• **THE TASK**
Exactly repeat the material, dropping only the pictures.

▬▬▬▬▬▬▬▬▬▬

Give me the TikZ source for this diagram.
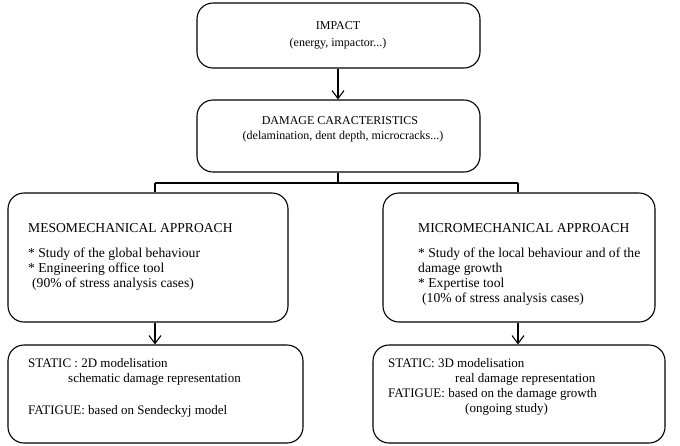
\documentclass[tikz,border=0pt]{standalone}
\usepackage{fontspec}
\setmainfont{Liberation Serif}
\usetikzlibrary{arrows.meta}
\begin{document}
\begin{tikzpicture}[x=1pt,y=-1pt,
  box/.style={draw, line width=1.1pt, rounded corners=16pt, inner sep=0pt},
  conn/.style={line width=1.1pt},
  arr/.style={line width=1.1pt, -{Straight Barb[length=8pt,width=12pt]}},
  ctext/.style={inner sep=0pt, anchor=base, font=\fontsize{12}{14}\selectfont},
  ltext/.style={inner sep=0pt, anchor=base west, font=\fontsize{13.6}{15}\selectfont},
  btext/.style={inner sep=0pt, anchor=base west, font=\fontsize{13}{15}\selectfont}]
\useasboundingbox (0,0) rectangle (680,445);
% boxes
\node[box, minimum width=283pt, minimum height=65pt] (impact) at (338.5,35.5) {};
\node[box, minimum width=283pt, minimum height=72pt] (damage) at (338.5,136) {};
\node[box, minimum width=280pt, minimum height=129pt] (meso) at (148,257.5) {};
\node[box, minimum width=272pt, minimum height=129pt] (micro) at (519,257.5) {};
\node[box, minimum width=295pt, minimum height=98pt] (statL) at (155.5,394) {};
\node[box, minimum width=292pt, minimum height=98pt] (statR) at (519,394) {};
% junctions
\coordinate (jM) at (338,183);
\coordinate (jL) at (155,183);
\coordinate (jR) at (518,183);
% connectors
\draw[arr] (impact.south -| jM) -- (damage.north -| jM);
\draw[conn] (damage.south -| jM) -- (jM);
\draw[conn] (jL) -- (jR);
\draw[conn] (jL) -- (jL |- meso.north);
\draw[conn] (jR) -- (jR |- micro.north);
\draw[arr] (meso.south -| jL) -- (statL.north -| jL);
\draw[arr] (micro.south -| jR) -- (statR.north -| jR);
% top texts
\node[ctext] (t1) at (338,29) {IMPACT};
\node[ctext] (t2) at (338,46) {(energy, impactor...)};
\node[ctext] (t3) at (340,124) {DAMAGE CARACTERISTICS};
\node[ctext] (t4) at (343,139) {(delamination, dent depth, microcracks...)};
% meso texts
\node[ltext] (m1) at (28,232) {MESOMECHANICAL APPROACH};
\node[ltext] (m2) at (28,257) {* Study of the global behaviour};
\node[ltext] (m3) at (28,272) {* Engineering office tool};
\node[ltext] (m4) at (32,287) {(90\% of stress analysis cases)};
% micro texts
\node[ltext] (r1) at (418,232) {MICROMECHANICAL APPROACH};
\node[ltext] (r2) at (418,257) {* Study of the local behaviour and of the};
\node[ltext] (r3) at (418,272) {damage growth};
\node[ltext] (r4) at (418,287) {* Expertise tool};
\node[ltext] (r5) at (422,302) {(10\% of stress analysis cases)};
% static left
\node[btext] (s1) at (28,367) {STATIC : 2D modelisation};
\node[btext] (s2) at (68,382) {schematic damage representation};
\node[btext] (s3) at (28,414) {FATIGUE: based on Sendeckyj model};
% static right
\node[btext] (q1) at (388,367) {STATIC: 3D modelisation};
\node[btext] (q2) at (455,382) {real damage representation};
\node[btext] (q3) at (388,397) {FATIGUE: based on the damage growth};
\node[btext] (q4) at (465,412) {(ongoing study)};
\end{tikzpicture}
\end{document}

▬▬▬▬▬▬▬▬▬▬

• **ANSWER FOR THE TASK**
Give me the TikZ source for this diagram.
\documentclass[tikz,border=0pt]{standalone}
\usepackage{fontspec}
\setmainfont{Liberation Serif}
\usetikzlibrary{arrows.meta}
\begin{document}
\begin{tikzpicture}[x=1pt,y=-1pt,
  box/.style={draw, line width=1.1pt, rounded corners=16pt, inner sep=0pt},
  conn/.style={line width=1.1pt},
  arr/.style={line width=1.1pt, -{Straight Barb[length=8pt,width=12pt]}},
  ctext/.style={inner sep=0pt, anchor=base, font=\fontsize{12}{14}\selectfont},
  ltext/.style={inner sep=0pt, anchor=base west, font=\fontsize{13.6}{15}\selectfont},
  btext/.style={inner sep=0pt, anchor=base west, font=\fontsize{13}{15}\selectfont}]
\useasboundingbox (0,0) rectangle (680,445);
% boxes
\node[box, minimum width=283pt, minimum height=65pt] (impact) at (338.5,35.5) {};
\node[box, minimum width=283pt, minimum height=72pt] (damage) at (338.5,136) {};
\node[box, minimum width=280pt, minimum height=129pt] (meso) at (148,257.5) {};
\node[box, minimum width=272pt, minimum height=129pt] (micro) at (519,257.5) {};
\node[box, minimum width=295pt, minimum height=98pt] (statL) at (155.5,394) {};
\node[box, minimum width=292pt, minimum height=98pt] (statR) at (519,394) {};
% junctions
\coordinate (jM) at (338,183);
\coordinate (jL) at (155,183);
\coordinate (jR) at (518,183);
% connectors
\draw[arr] (impact.south -| jM) -- (damage.north -| jM);
\draw[conn] (damage.south -| jM) -- (jM);
\draw[conn] (jL) -- (jR);
\draw[conn] (jL) -- (jL |- meso.north);
\draw[conn] (jR) -- (jR |- micro.north);
\draw[arr] (meso.south -| jL) -- (statL.north -| jL);
\draw[arr] (micro.south -| jR) -- (statR.north -| jR);
% top texts
\node[ctext] (t1) at (338,29) {IMPACT};
\node[ctext] (t2) at (338,46) {(energy, impactor...)};
\node[ctext] (t3) at (340,124) {DAMAGE CARACTERISTICS};
\node[ctext] (t4) at (343,139) {(delamination, dent depth, microcracks...)};
% meso texts
\node[ltext] (m1) at (28,232) {MESOMECHANICAL APPROACH};
\node[ltext] (m2) at (28,257) {* Study of the global behaviour};
\node[ltext] (m3) at (28,272) {* Engineering office tool};
\node[ltext] (m4) at (32,287) {(90\% of stress analysis cases)};
% micro texts
\node[ltext] (r1) at (418,232) {MICROMECHANICAL APPROACH};
\node[ltext] (r2) at (418,257) {* Study of the local behaviour and of the};
\node[ltext] (r3) at (418,272) {damage growth};
\node[ltext] (r4) at (418,287) {* Expertise tool};
\node[ltext] (r5) at (422,302) {(10\% of stress analysis cases)};
% static left
\node[btext] (s1) at (28,367) {STATIC : 2D modelisation};
\node[btext] (s2) at (68,382) {schematic damage representation};
\node[btext] (s3) at (28,414) {FATIGUE: based on Sendeckyj model};
% static right
\node[btext] (q1) at (388,367) {STATIC: 3D modelisation};
\node[btext] (q2) at (455,382) {real damage representation};
\node[btext] (q3) at (388,397) {FATIGUE: based on the damage growth};
\node[btext] (q4) at (465,412) {(ongoing study)};
\end{tikzpicture}
\end{document}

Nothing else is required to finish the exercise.